## [ENTRIES SHOWN]
····················
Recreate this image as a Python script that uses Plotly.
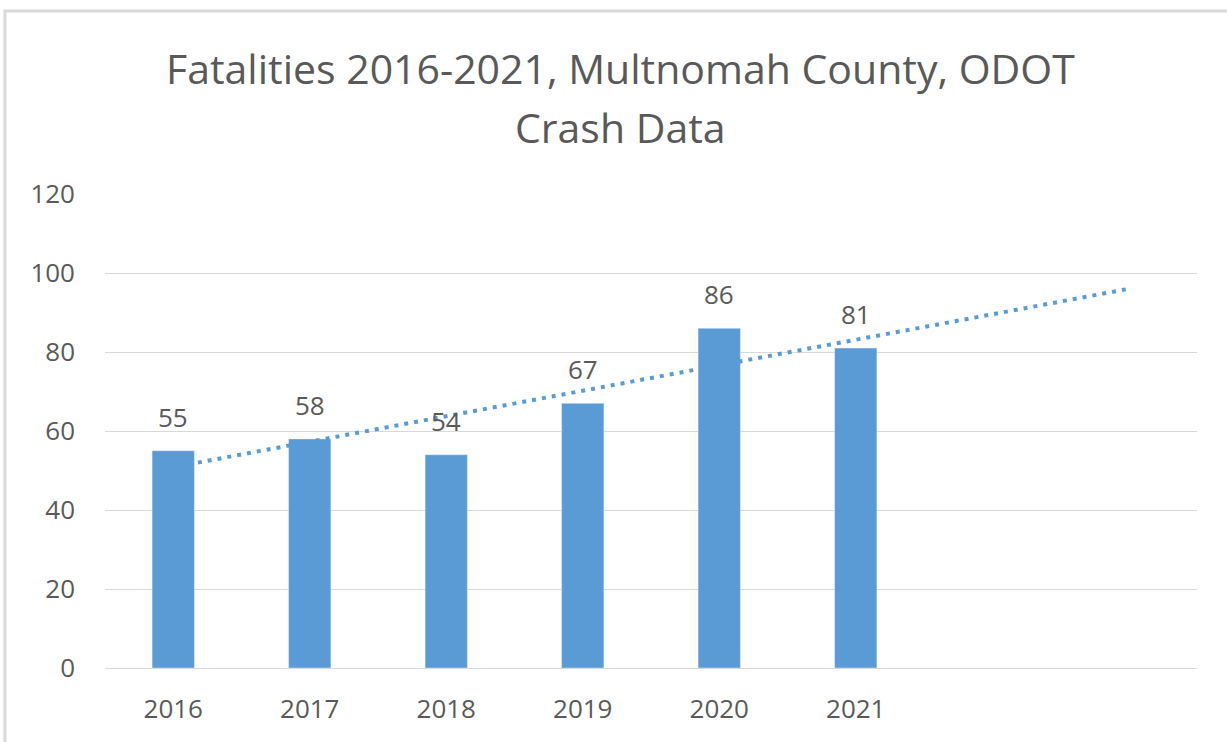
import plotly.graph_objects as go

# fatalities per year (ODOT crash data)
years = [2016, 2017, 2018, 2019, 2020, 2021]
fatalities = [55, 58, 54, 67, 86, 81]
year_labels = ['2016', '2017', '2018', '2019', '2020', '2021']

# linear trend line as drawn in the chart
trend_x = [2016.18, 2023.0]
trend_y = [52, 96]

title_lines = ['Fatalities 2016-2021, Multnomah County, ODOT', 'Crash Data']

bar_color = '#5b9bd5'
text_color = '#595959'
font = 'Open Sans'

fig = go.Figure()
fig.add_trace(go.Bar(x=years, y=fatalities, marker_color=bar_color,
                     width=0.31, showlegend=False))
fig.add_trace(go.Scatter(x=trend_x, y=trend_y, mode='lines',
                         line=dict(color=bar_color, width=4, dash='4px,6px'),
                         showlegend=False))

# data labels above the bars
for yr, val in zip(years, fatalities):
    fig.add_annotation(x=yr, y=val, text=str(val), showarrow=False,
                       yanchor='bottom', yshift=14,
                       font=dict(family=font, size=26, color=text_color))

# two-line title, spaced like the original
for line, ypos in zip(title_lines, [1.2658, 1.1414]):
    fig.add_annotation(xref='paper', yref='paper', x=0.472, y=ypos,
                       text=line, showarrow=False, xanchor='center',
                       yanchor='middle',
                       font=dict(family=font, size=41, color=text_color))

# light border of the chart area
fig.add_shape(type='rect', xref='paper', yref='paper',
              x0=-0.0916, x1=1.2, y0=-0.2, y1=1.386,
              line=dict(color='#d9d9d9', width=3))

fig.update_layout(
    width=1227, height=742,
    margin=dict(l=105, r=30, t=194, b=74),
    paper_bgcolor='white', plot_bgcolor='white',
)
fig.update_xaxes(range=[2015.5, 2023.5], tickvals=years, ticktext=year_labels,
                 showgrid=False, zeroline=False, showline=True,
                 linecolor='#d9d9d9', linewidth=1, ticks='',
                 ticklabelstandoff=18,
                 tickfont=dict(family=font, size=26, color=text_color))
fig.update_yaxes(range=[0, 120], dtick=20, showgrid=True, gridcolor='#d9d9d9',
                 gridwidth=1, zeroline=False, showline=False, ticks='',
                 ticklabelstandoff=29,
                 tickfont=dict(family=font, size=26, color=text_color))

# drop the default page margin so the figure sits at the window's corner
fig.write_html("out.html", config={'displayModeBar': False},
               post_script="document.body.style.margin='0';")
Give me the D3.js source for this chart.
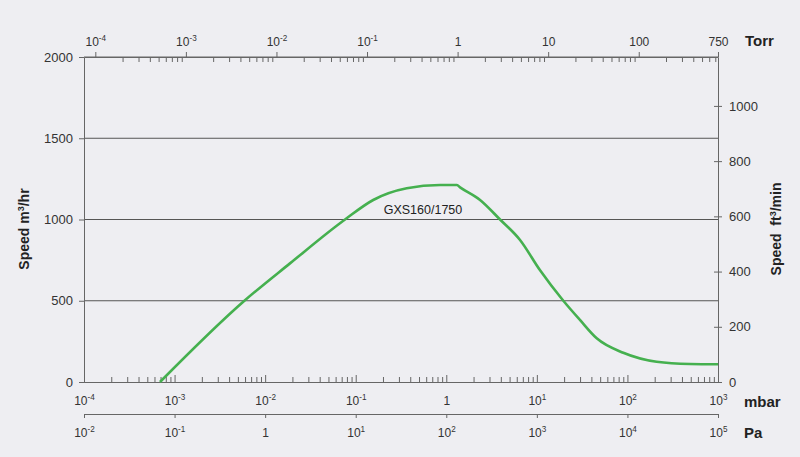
····················
## [DESCRIPTION OF THE TASK]
Copy each line exactly, and leave the pictures out of your copy.

## [RESPONSE TO THIS TASK]
Recreate this image as a Python script that uses Plotly.
import plotly.graph_objects as go

# fatalities per year (ODOT crash data)
years = [2016, 2017, 2018, 2019, 2020, 2021]
fatalities = [55, 58, 54, 67, 86, 81]
year_labels = ['2016', '2017', '2018', '2019', '2020', '2021']

# linear trend line as drawn in the chart
trend_x = [2016.18, 2023.0]
trend_y = [52, 96]

title_lines = ['Fatalities 2016-2021, Multnomah County, ODOT', 'Crash Data']

bar_color = '#5b9bd5'
text_color = '#595959'
font = 'Open Sans'

fig = go.Figure()
fig.add_trace(go.Bar(x=years, y=fatalities, marker_color=bar_color,
                     width=0.31, showlegend=False))
fig.add_trace(go.Scatter(x=trend_x, y=trend_y, mode='lines',
                         line=dict(color=bar_color, width=4, dash='4px,6px'),
                         showlegend=False))

# data labels above the bars
for yr, val in zip(years, fatalities):
    fig.add_annotation(x=yr, y=val, text=str(val), showarrow=False,
                       yanchor='bottom', yshift=14,
                       font=dict(family=font, size=26, color=text_color))

# two-line title, spaced like the original
for line, ypos in zip(title_lines, [1.2658, 1.1414]):
    fig.add_annotation(xref='paper', yref='paper', x=0.472, y=ypos,
                       text=line, showarrow=False, xanchor='center',
                       yanchor='middle',
                       font=dict(family=font, size=41, color=text_color))

# light border of the chart area
fig.add_shape(type='rect', xref='paper', yref='paper',
              x0=-0.0916, x1=1.2, y0=-0.2, y1=1.386,
              line=dict(color='#d9d9d9', width=3))

fig.update_layout(
    width=1227, height=742,
    margin=dict(l=105, r=30, t=194, b=74),
    paper_bgcolor='white', plot_bgcolor='white',
)
fig.update_xaxes(range=[2015.5, 2023.5], tickvals=years, ticktext=year_labels,
                 showgrid=False, zeroline=False, showline=True,
                 linecolor='#d9d9d9', linewidth=1, ticks='',
                 ticklabelstandoff=18,
                 tickfont=dict(family=font, size=26, color=text_color))
fig.update_yaxes(range=[0, 120], dtick=20, showgrid=True, gridcolor='#d9d9d9',
                 gridwidth=1, zeroline=False, showline=False, ticks='',
                 ticklabelstandoff=29,
                 tickfont=dict(family=font, size=26, color=text_color))

# drop the default page margin so the figure sits at the window's corner
fig.write_html("out.html", config={'displayModeBar': False},
               post_script="document.body.style.margin='0';")
Give me the D3.js source for this chart.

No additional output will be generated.